When they emerged out of jail some months later, they were blacklisted by Hollywood, under the constant assault from something called the Motion Picture Alliance for The Preservation of American Ideals (MPAPAI, continuing a tradition of horrific acronyms among the anticommunist crusaders), a crusade led by John Wayne (David James Elliot), Ronald Reagan (archive footage) and Hedda Hopper (Helen Mirren), a loathsome ideologue of a gossip columnist. Unable to find work of any kind within the industry, the Hollywood Ten, and many hundreds of other film-industry workers equally banished, were forced to find employment elsewhere.

Cleverly, the workaholic Trumbo circumvented the blacklisting by selling scripts under aliases all over Hollywood, first with cut-rate junk studios, such as King Pictures, led by the irascible Frank King (John Goodman), who cared little about Trumbo's politics as long as he produced cheap, fast labor. Eventually Trumbo got to work on larger and larger pictures -- even winning Oscars, for Roman Holiday, and The Brave One, but always under a nom de plume -- leading up to his writing the much-lauded Spartacus for Kirk Douglas, where his real name was finally restored to his work.

Cranston plays Trumbo like a romanticized Hollywood sendup, writing on a small desk from his bathtub, relentlessly smoking from the long black tip of a cigarette holder, and often utilizing an inflected Pepperidge Farm accent. Despite his prominence in the film's title, though, he is no more revealed to us than a gray fish in murky water. He, along with the film's population of victims and villains, serve as little more than placards and signposts for the film's outsize message-based agenda.

Roach's film dutifully plays out these pivotal years in Trumbo's life, but generally in the much-reviled style of the standard bio-pic, with every scene leading to a transparent, obvious point to hurtle the story further. The effect, along with the film's penchant for sentimentalism -- it literally ends with Trumbo giving a speech about forgiveness from upon an awards dais -- keeps it from being terribly effective as a work of art; but as an incredibly timely political examination, it proves more duly efficient.

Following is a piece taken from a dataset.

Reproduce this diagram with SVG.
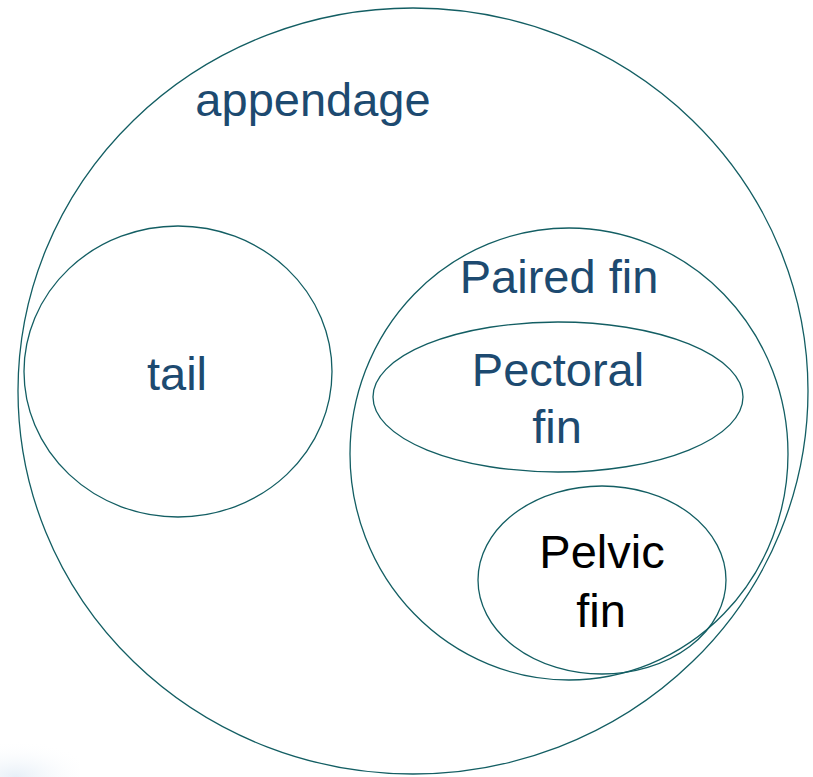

The fact that Hollywood considers itself far enough removed now that it can see to being self-critical for its own role in this shameful period -- casting damning aspersions toward many of its old former icons, including a terribly misguided Wayne, and a miserable Edward G. Robinson (Michael Stuhlbarg) -- I suppose is meant to suggest that they've come a long way. But that's the thing with fear: Seemingly everyone is reasonable in times of genial prosperity. It's when things get menacing that our true nature is revealed, and that, unfortunately, never seems to change very much. The thing about that terrarium is: For every bug that actually escapes, 20 others are pushed farther down into the squirming morass.